TASK GOAL:
Output only the lines running from the line bearing "Write the Bokeh code for this chart." through the line bearing "from bokeh.resources import INLINE", character for character.

SUPPLIED INFORMATION:
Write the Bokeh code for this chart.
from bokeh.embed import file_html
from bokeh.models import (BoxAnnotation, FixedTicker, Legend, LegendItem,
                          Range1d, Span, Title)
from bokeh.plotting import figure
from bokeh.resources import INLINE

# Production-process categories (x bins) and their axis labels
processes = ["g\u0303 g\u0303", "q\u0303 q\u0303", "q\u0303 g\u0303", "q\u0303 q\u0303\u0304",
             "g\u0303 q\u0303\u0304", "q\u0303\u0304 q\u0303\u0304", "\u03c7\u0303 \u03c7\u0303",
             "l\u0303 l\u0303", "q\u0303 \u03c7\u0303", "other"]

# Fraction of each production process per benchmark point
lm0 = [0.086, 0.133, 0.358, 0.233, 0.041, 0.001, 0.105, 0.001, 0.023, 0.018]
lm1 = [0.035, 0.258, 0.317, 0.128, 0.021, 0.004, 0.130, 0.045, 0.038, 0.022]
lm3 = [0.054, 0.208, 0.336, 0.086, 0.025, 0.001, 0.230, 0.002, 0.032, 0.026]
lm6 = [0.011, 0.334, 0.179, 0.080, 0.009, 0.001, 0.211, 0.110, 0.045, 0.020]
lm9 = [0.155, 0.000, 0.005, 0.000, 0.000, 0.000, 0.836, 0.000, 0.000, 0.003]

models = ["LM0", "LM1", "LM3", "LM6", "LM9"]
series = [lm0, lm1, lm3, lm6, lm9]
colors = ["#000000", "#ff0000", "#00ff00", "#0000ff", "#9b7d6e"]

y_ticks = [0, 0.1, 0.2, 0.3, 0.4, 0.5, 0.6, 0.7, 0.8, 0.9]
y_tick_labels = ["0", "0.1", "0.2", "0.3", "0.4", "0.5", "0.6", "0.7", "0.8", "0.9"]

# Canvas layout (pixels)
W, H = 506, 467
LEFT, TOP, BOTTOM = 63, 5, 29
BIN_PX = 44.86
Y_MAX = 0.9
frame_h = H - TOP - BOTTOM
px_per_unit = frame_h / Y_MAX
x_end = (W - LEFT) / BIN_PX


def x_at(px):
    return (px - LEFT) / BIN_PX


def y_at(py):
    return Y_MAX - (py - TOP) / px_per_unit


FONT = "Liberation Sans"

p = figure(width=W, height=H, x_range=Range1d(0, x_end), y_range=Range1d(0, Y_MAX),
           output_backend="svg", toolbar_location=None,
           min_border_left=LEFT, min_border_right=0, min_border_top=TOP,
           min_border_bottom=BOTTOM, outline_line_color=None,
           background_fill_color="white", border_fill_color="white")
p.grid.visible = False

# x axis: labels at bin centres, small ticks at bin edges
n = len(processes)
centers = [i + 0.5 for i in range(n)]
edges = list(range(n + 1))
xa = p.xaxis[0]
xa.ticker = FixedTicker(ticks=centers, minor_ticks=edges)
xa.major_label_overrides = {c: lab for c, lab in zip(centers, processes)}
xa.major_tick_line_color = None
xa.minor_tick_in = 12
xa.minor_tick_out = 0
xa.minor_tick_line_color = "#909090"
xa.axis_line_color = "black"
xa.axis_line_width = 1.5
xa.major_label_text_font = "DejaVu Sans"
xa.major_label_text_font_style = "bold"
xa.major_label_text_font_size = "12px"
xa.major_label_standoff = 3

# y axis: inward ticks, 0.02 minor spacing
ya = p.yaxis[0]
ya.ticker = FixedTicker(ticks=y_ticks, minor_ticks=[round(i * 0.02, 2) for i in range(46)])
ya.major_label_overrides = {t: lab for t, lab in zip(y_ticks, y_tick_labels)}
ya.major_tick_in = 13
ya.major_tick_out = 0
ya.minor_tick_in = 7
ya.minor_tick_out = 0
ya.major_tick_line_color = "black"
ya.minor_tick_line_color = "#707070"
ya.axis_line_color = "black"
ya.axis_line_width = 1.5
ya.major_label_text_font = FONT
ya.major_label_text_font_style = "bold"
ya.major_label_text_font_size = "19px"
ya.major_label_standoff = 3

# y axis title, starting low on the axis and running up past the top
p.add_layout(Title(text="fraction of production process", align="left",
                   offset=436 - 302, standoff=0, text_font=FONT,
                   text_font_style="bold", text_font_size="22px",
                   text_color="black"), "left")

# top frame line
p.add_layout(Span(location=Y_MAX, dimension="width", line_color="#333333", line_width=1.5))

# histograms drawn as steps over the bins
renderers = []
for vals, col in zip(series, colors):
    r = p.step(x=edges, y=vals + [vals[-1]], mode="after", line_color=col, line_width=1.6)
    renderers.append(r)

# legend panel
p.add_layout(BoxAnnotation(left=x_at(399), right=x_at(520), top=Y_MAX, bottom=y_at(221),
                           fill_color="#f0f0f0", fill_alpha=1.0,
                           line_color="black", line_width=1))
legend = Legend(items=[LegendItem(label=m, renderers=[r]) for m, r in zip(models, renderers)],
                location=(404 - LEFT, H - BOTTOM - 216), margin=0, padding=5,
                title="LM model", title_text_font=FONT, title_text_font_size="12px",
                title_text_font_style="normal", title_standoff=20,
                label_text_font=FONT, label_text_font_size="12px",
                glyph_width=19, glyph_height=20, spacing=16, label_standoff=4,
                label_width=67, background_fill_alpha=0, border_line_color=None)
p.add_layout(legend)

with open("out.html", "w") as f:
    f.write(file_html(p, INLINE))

---

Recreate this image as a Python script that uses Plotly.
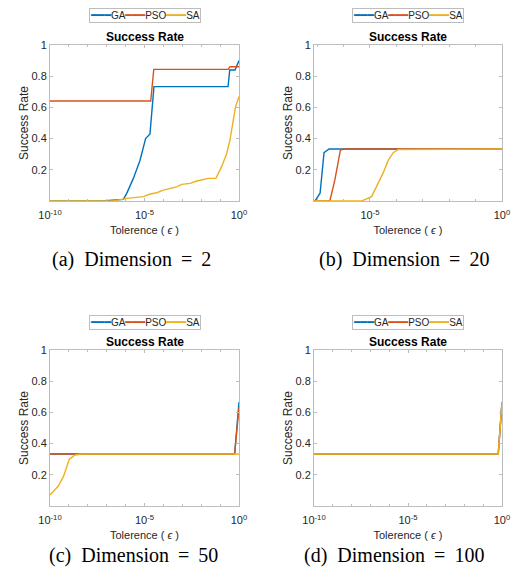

* * *

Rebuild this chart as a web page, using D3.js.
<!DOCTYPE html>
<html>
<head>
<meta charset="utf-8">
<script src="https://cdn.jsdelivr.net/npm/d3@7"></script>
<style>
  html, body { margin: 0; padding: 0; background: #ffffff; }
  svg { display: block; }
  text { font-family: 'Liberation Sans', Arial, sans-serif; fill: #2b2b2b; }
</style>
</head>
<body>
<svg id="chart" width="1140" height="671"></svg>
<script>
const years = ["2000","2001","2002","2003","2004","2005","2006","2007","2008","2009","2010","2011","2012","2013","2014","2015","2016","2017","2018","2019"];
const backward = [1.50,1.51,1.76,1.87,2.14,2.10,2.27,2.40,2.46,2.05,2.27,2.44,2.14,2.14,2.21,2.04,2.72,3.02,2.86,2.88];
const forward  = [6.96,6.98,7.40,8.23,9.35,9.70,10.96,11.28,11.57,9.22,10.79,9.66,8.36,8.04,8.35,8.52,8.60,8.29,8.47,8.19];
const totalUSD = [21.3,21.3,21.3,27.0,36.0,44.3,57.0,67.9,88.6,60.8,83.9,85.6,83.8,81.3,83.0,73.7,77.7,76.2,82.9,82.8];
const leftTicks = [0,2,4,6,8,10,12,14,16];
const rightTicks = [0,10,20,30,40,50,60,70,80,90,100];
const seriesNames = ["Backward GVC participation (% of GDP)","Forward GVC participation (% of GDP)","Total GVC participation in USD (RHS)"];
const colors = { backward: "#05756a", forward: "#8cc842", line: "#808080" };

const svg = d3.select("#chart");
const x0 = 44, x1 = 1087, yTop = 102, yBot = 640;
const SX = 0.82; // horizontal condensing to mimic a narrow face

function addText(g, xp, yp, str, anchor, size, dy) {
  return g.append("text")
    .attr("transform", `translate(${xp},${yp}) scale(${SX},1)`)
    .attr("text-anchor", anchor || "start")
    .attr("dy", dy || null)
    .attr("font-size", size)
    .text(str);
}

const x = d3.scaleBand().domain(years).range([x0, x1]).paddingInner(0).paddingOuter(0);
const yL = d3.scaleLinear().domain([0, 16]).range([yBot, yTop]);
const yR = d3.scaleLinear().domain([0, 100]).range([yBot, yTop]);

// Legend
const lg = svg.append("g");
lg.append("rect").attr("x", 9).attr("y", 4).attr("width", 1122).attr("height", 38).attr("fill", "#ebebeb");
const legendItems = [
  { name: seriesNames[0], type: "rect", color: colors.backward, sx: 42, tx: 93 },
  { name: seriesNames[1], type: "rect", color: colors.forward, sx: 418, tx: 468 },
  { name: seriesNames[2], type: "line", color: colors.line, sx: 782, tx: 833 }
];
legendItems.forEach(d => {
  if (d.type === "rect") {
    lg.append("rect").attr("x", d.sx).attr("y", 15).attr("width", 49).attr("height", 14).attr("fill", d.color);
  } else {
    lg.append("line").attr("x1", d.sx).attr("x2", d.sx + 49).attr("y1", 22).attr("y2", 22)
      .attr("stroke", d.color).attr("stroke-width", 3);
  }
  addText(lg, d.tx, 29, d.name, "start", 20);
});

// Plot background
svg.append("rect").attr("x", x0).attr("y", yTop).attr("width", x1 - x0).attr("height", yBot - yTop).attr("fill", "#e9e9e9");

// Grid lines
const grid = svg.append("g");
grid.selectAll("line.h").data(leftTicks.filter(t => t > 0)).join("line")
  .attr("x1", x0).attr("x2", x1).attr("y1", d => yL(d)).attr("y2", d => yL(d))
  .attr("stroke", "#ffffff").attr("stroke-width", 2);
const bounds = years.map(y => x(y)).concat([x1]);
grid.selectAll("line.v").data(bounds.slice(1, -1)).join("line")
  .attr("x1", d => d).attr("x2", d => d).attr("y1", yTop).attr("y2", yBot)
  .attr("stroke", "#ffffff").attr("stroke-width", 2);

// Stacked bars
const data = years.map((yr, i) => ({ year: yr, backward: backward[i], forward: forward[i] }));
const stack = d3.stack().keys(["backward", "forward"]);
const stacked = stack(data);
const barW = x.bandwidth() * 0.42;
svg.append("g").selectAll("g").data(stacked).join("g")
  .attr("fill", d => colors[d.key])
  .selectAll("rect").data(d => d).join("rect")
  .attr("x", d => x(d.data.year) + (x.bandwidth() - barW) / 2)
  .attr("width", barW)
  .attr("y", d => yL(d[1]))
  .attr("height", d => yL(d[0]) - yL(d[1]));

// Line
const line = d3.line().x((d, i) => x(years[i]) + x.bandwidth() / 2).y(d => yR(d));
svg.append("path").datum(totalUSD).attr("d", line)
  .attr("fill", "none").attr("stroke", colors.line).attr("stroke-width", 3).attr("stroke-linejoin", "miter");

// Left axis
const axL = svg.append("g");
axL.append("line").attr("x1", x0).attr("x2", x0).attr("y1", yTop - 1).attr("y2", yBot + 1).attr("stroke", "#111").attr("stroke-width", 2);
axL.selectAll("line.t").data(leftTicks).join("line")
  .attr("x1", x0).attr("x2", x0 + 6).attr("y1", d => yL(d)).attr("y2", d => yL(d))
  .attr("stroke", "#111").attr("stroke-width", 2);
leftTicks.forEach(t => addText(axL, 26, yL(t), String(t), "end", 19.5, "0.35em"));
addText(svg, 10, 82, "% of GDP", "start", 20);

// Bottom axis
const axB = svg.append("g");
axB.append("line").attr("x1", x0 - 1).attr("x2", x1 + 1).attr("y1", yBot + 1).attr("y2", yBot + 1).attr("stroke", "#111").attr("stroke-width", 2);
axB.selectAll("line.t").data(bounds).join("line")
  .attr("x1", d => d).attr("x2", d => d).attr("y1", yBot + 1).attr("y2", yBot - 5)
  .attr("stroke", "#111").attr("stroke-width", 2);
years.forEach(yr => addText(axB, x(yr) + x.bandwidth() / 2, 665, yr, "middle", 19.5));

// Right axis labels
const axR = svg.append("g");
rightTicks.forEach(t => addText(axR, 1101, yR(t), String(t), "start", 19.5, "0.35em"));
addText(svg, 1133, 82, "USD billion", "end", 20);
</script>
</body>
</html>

FINAL RESULT:
Write the Bokeh code for this chart.
from bokeh.embed import file_html
from bokeh.models import (BoxAnnotation, FixedTicker, Legend, LegendItem,
                          Range1d, Span, Title)
from bokeh.plotting import figure
from bokeh.resources import INLINE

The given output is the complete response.